*Direction:* What is to be printed is the span of lines starting at the one containing "Generate a Python" and ending at the one containing "thick = [pe.withStroke(linewidth=0.35, foreground='black')]", reproduced exactly with pictures left out.

*Given data:*
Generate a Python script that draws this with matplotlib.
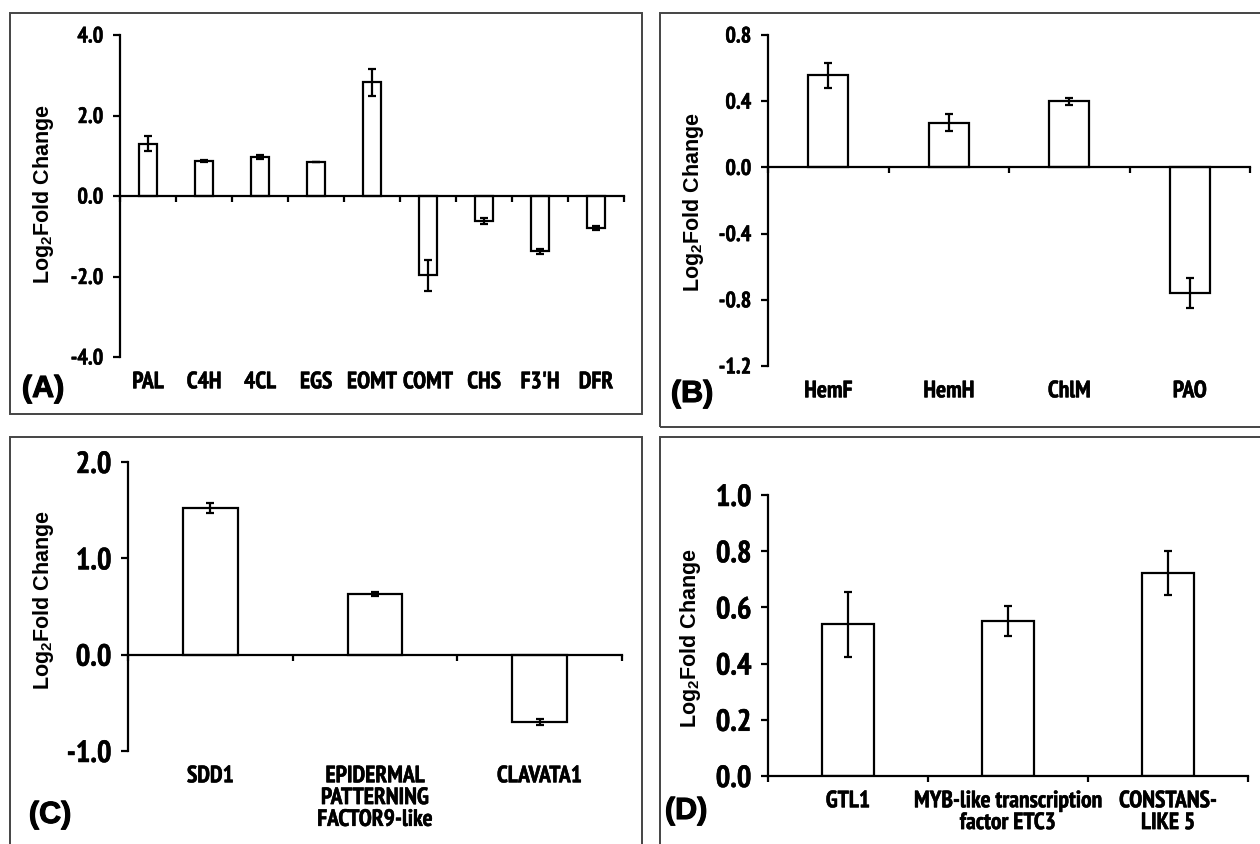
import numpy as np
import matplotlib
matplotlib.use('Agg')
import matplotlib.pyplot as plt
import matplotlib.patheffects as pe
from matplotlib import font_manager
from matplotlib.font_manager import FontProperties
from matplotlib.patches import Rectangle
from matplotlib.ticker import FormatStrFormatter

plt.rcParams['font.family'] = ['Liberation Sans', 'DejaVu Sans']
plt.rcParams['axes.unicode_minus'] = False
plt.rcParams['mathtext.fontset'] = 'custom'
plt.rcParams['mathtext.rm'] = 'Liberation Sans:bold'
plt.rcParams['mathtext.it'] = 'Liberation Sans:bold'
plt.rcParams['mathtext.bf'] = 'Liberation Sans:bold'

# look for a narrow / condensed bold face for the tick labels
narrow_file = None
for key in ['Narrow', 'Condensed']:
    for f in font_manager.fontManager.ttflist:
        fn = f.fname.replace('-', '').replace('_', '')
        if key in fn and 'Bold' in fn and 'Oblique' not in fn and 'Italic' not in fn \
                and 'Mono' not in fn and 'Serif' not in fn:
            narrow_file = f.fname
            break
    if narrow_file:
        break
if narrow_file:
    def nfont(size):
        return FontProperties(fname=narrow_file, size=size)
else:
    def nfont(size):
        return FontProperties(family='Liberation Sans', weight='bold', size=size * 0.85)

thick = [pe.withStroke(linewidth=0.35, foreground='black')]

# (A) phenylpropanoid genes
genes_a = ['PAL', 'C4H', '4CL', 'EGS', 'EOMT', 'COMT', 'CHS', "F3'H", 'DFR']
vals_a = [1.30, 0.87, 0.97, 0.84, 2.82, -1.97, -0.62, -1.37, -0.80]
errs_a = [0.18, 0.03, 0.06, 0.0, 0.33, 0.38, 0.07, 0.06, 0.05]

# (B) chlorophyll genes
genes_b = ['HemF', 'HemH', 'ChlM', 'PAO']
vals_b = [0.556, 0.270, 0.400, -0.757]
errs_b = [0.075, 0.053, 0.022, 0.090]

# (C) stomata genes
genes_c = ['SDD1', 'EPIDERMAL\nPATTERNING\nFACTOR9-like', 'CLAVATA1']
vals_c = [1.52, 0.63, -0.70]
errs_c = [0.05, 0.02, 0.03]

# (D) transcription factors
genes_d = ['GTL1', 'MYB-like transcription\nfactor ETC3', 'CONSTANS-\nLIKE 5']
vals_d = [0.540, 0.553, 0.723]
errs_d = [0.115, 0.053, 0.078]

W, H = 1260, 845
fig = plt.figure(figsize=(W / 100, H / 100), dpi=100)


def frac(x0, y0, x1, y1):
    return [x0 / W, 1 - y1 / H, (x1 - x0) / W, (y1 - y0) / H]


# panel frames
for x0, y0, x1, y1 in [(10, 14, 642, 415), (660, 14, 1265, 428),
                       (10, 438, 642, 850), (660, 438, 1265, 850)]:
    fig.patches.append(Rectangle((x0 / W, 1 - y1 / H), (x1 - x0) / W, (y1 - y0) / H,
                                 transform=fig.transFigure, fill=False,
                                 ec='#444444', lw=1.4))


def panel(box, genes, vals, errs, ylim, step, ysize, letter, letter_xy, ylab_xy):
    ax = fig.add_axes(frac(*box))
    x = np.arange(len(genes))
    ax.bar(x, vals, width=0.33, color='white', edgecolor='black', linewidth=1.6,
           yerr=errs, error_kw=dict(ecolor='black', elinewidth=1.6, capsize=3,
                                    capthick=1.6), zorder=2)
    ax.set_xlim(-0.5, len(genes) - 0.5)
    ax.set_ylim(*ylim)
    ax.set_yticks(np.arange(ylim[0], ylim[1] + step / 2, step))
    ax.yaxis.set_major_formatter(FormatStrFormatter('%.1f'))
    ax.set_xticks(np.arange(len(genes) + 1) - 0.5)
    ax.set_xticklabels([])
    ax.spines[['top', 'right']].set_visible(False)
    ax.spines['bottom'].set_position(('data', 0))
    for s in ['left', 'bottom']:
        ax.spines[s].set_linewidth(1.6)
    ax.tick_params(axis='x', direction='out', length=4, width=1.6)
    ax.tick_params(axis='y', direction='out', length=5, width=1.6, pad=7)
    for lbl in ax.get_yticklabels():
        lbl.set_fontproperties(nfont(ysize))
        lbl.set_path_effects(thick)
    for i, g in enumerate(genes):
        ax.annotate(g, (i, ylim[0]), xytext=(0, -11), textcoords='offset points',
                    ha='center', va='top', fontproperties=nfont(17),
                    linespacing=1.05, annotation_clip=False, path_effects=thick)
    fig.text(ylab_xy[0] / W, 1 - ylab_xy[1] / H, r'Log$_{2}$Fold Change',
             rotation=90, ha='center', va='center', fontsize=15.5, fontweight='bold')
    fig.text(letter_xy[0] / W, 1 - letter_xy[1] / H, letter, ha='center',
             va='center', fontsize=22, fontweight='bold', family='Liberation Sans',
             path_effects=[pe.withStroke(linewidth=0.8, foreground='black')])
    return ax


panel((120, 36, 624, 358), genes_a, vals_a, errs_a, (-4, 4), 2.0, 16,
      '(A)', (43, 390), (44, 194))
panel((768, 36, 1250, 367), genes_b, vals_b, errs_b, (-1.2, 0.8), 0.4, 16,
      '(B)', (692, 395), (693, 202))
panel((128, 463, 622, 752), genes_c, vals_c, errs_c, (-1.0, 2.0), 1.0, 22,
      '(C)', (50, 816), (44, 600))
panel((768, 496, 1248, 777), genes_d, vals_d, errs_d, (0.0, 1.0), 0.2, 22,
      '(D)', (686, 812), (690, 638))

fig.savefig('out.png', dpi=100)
---
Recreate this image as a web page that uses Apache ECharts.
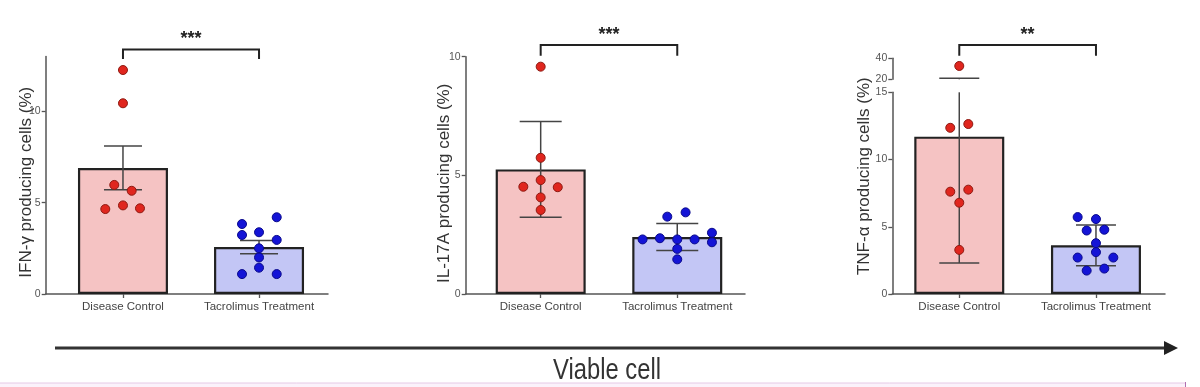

*Solution to this problem:*
Generate a Python script that draws this with matplotlib.
import numpy as np
import matplotlib
matplotlib.use('Agg')
import matplotlib.pyplot as plt
import matplotlib.patheffects as pe
from matplotlib import font_manager
from matplotlib.font_manager import FontProperties
from matplotlib.patches import Rectangle
from matplotlib.ticker import FormatStrFormatter

plt.rcParams['font.family'] = ['Liberation Sans', 'DejaVu Sans']
plt.rcParams['axes.unicode_minus'] = False
plt.rcParams['mathtext.fontset'] = 'custom'
plt.rcParams['mathtext.rm'] = 'Liberation Sans:bold'
plt.rcParams['mathtext.it'] = 'Liberation Sans:bold'
plt.rcParams['mathtext.bf'] = 'Liberation Sans:bold'

# look for a narrow / condensed bold face for the tick labels
narrow_file = None
for key in ['Narrow', 'Condensed']:
    for f in font_manager.fontManager.ttflist:
        fn = f.fname.replace('-', '').replace('_', '')
        if key in fn and 'Bold' in fn and 'Oblique' not in fn and 'Italic' not in fn \
                and 'Mono' not in fn and 'Serif' not in fn:
            narrow_file = f.fname
            break
    if narrow_file:
        break
if narrow_file:
    def nfont(size):
        return FontProperties(fname=narrow_file, size=size)
else:
    def nfont(size):
        return FontProperties(family='Liberation Sans', weight='bold', size=size * 0.85)

thick = [pe.withStroke(linewidth=0.35, foreground='black')]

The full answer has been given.